TASK STATEMENT: Write out the full listing exactly as given, minus the images.
============================================================
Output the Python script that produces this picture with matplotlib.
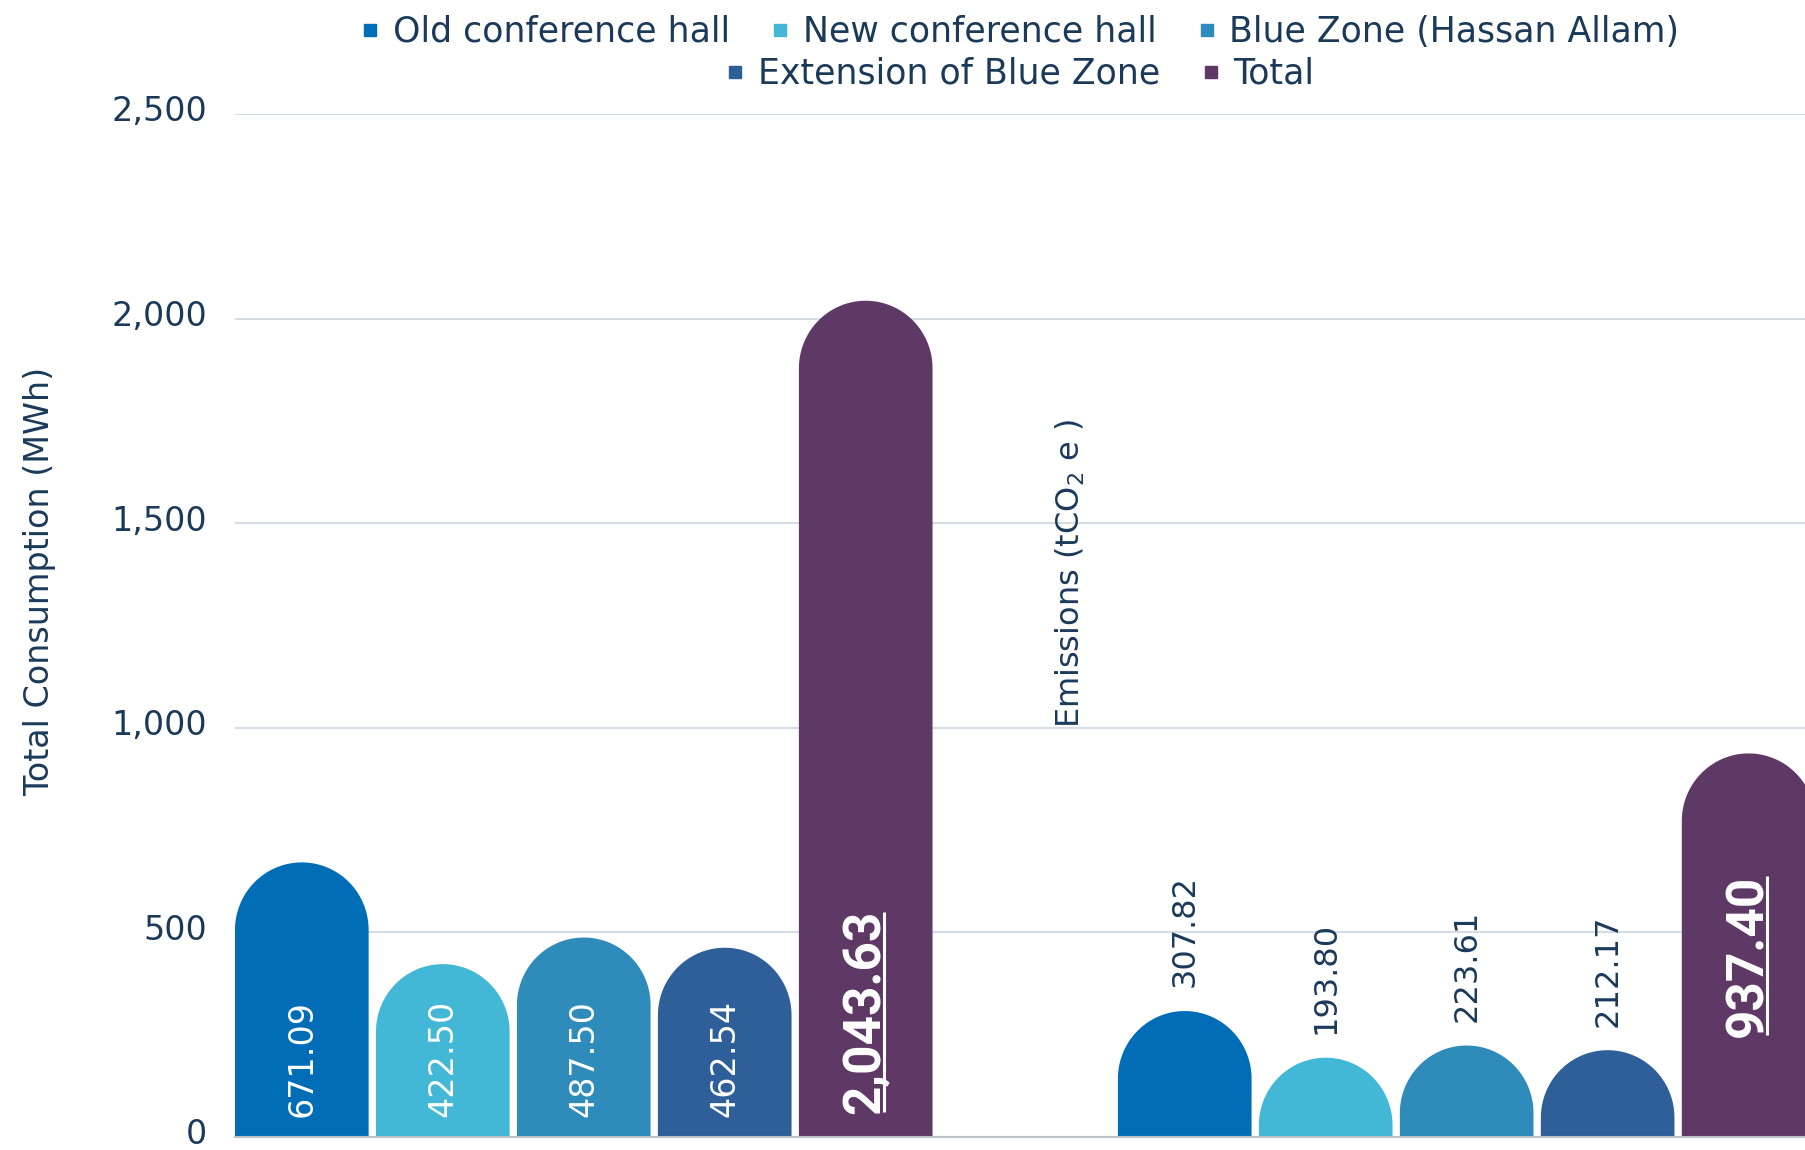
import numpy as np
import matplotlib
matplotlib.use("Agg")
import matplotlib.pyplot as plt
import matplotlib.transforms as mtransforms
from matplotlib.lines import Line2D

series = ["Old conference hall", "New conference hall", "Blue Zone (Hassan Allam)",
          "Extension of Blue Zone", "Total"]
colors = ["#006db6", "#42b7d6", "#2e8bba", "#2e5f99", "#5e3966"]
consumption = [671.09, 422.50, 487.50, 462.54, 2043.63]
emissions = [307.82, 193.80, 223.61, 212.17, 937.40]
yticks = [0, 500, 1000, 1500, 2000, 2500]

navy = "#1b3a5a"
bar_w = 0.948
group_step = 6.263
cap = 165  # height of the rounded top, data units

fig = plt.figure(figsize=(18.06, 11.5), dpi=100)
ax = fig.add_axes([235 / 1806, 13 / 1150, 1 - 235 / 1806, (1137 - 114) / 1150])


def round_bar(x, h, color):
    r = min(cap, h)
    t = np.linspace(0, np.pi, 80)
    xs = np.concatenate([[x + bar_w / 2], x + bar_w / 2 * np.cos(t), [x - bar_w / 2]])
    ys = np.concatenate([[0], h - r + r * np.sin(t), [0]])
    ax.fill(xs, ys, color=color, lw=0, zorder=3)


underlined = []
for i, v in enumerate(consumption):
    round_bar(i, v, colors[i])
    if i < 4:
        ax.text(i, 50, f"{v:,.2f}", rotation=90, ha="center", va="bottom",
                fontsize=24, color="white", zorder=4)
    else:
        t = ax.text(i, 55, f"{v:,.2f}", rotation=90, ha="center", va="bottom",
                    fontsize=37, color="white", family="Roboto", weight="bold", zorder=4)
        underlined.append(t)

for i, v in enumerate(emissions):
    x = group_step + i
    round_bar(x, v, colors[i])
    if i < 4:
        ax.annotate(f"{v:,.2f}", (x, v), xytext=(0, 17), textcoords="offset points",
                    rotation=90, ha="center", va="bottom", fontsize=23, color=navy, zorder=4)
    else:
        t = ax.text(x, 245, f"{v:,.2f}", rotation=90, ha="center", va="bottom",
                    fontsize=37, color="white", family="Roboto", weight="bold", zorder=4)
        underlined.append(t)

ax.text(5.45, 1000, "Emissions (tCO$_2$ e )", rotation=90, ha="center", va="bottom",
        fontsize=23, color=navy)

ax.set_xlim(-0.474, 10.67)
ax.set_ylim(0, 2500)
ax.set_xticks([])
ax.set_yticks(yticks)
ax.set_yticklabels([f"{v:,}" for v in yticks])
ax.tick_params(axis="y", length=0, pad=20, labelsize=24, labelcolor=navy)
lift = mtransforms.ScaledTranslation(0, 4 / 72, fig.dpi_scale_trans)
for lab in ax.get_yticklabels():
    lab.set_verticalalignment("center_baseline")
    lab.set_transform(lab.get_transform() + lift)
ax.yaxis.grid(True, color="#d5dde4", lw=1.5)
ax.set_axisbelow(True)
for s in ["top", "right", "left"]:
    ax.spines[s].set_visible(False)
ax.spines["bottom"].set_color("#b9c3cc")
ax.spines["bottom"].set_linewidth(1.5)
ax.spines["bottom"].set_zorder(5)

fig.text(0.022, 0.494, "Total Consumption (MWh)", rotation=90, ha="center", va="center",
         fontsize=24, color=navy)

handles = [Line2D([], [], ls="none", marker="s", ms=8, mfc=c, mec=c) for c in colors]
fig.legend(handles[:3], series[:3], loc="center", bbox_to_anchor=(0.565, 1 - 32 / 1150),
           ncol=3, frameon=False, fontsize=25, handlelength=0.5, handletextpad=0.4,
           columnspacing=1.2, labelcolor=navy, borderpad=0)
fig.legend(handles[3:], series[3:], loc="center", bbox_to_anchor=(0.565, 1 - 74 / 1150),
           ncol=2, frameon=False, fontsize=25, handlelength=0.5, handletextpad=0.4,
           columnspacing=1.2, labelcolor=navy, borderpad=0)

# underline the totals (drawn beside the rotated text)
fig.canvas.draw()
renderer = fig.canvas.get_renderer()
inv = ax.transData.inverted()
for t in underlined:
    bb = t.get_window_extent(renderer)
    (x0, y0), (x1, y1) = inv.transform([(bb.x1 - 7, bb.y0 + 2), (bb.x1 - 7, bb.y1 - 2)])
    ax.plot([x0, x1], [y0, y1], color="white", lw=2.2, zorder=4, solid_capstyle="butt")

fig.savefig("out.png", dpi=100)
============================================================
FINAL ANSWER:
Output the Python script that produces this picture with matplotlib.
import numpy as np
import matplotlib
matplotlib.use("Agg")
import matplotlib.pyplot as plt
import matplotlib.transforms as mtransforms
from matplotlib.lines import Line2D

series = ["Old conference hall", "New conference hall", "Blue Zone (Hassan Allam)",
          "Extension of Blue Zone", "Total"]
colors = ["#006db6", "#42b7d6", "#2e8bba", "#2e5f99", "#5e3966"]
consumption = [671.09, 422.50, 487.50, 462.54, 2043.63]
emissions = [307.82, 193.80, 223.61, 212.17, 937.40]
yticks = [0, 500, 1000, 1500, 2000, 2500]

navy = "#1b3a5a"
bar_w = 0.948
group_step = 6.263
cap = 165  # height of the rounded top, data units

fig = plt.figure(figsize=(18.06, 11.5), dpi=100)
ax = fig.add_axes([235 / 1806, 13 / 1150, 1 - 235 / 1806, (1137 - 114) / 1150])


def round_bar(x, h, color):
    r = min(cap, h)
    t = np.linspace(0, np.pi, 80)
    xs = np.concatenate([[x + bar_w / 2], x + bar_w / 2 * np.cos(t), [x - bar_w / 2]])
    ys = np.concatenate([[0], h - r + r * np.sin(t), [0]])
    ax.fill(xs, ys, color=color, lw=0, zorder=3)


underlined = []
for i, v in enumerate(consumption):
    round_bar(i, v, colors[i])
    if i < 4:
        ax.text(i, 50, f"{v:,.2f}", rotation=90, ha="center", va="bottom",
                fontsize=24, color="white", zorder=4)
    else:
        t = ax.text(i, 55, f"{v:,.2f}", rotation=90, ha="center", va="bottom",
                    fontsize=37, color="white", family="Roboto", weight="bold", zorder=4)
        underlined.append(t)

for i, v in enumerate(emissions):
    x = group_step + i
    round_bar(x, v, colors[i])
    if i < 4:
        ax.annotate(f"{v:,.2f}", (x, v), xytext=(0, 17), textcoords="offset points",
                    rotation=90, ha="center", va="bottom", fontsize=23, color=navy, zorder=4)
    else:
        t = ax.text(x, 245, f"{v:,.2f}", rotation=90, ha="center", va="bottom",
                    fontsize=37, color="white", family="Roboto", weight="bold", zorder=4)
        underlined.append(t)

ax.text(5.45, 1000, "Emissions (tCO$_2$ e )", rotation=90, ha="center", va="bottom",
        fontsize=23, color=navy)

ax.set_xlim(-0.474, 10.67)
ax.set_ylim(0, 2500)
ax.set_xticks([])
ax.set_yticks(yticks)
ax.set_yticklabels([f"{v:,}" for v in yticks])
ax.tick_params(axis="y", length=0, pad=20, labelsize=24, labelcolor=navy)
lift = mtransforms.ScaledTranslation(0, 4 / 72, fig.dpi_scale_trans)
for lab in ax.get_yticklabels():
    lab.set_verticalalignment("center_baseline")
    lab.set_transform(lab.get_transform() + lift)
ax.yaxis.grid(True, color="#d5dde4", lw=1.5)
ax.set_axisbelow(True)
for s in ["top", "right", "left"]:
    ax.spines[s].set_visible(False)
ax.spines["bottom"].set_color("#b9c3cc")
ax.spines["bottom"].set_linewidth(1.5)
ax.spines["bottom"].set_zorder(5)

fig.text(0.022, 0.494, "Total Consumption (MWh)", rotation=90, ha="center", va="center",
         fontsize=24, color=navy)

handles = [Line2D([], [], ls="none", marker="s", ms=8, mfc=c, mec=c) for c in colors]
fig.legend(handles[:3], series[:3], loc="center", bbox_to_anchor=(0.565, 1 - 32 / 1150),
           ncol=3, frameon=False, fontsize=25, handlelength=0.5, handletextpad=0.4,
           columnspacing=1.2, labelcolor=navy, borderpad=0)
fig.legend(handles[3:], series[3:], loc="center", bbox_to_anchor=(0.565, 1 - 74 / 1150),
           ncol=2, frameon=False, fontsize=25, handlelength=0.5, handletextpad=0.4,
           columnspacing=1.2, labelcolor=navy, borderpad=0)

# underline the totals (drawn beside the rotated text)
fig.canvas.draw()
renderer = fig.canvas.get_renderer()
inv = ax.transData.inverted()
for t in underlined:
    bb = t.get_window_extent(renderer)
    (x0, y0), (x1, y1) = inv.transform([(bb.x1 - 7, bb.y0 + 2), (bb.x1 - 7, bb.y1 - 2)])
    ax.plot([x0, x1], [y0, y1], color="white", lw=2.2, zorder=4, solid_capstyle="butt")

fig.savefig("out.png", dpi=100)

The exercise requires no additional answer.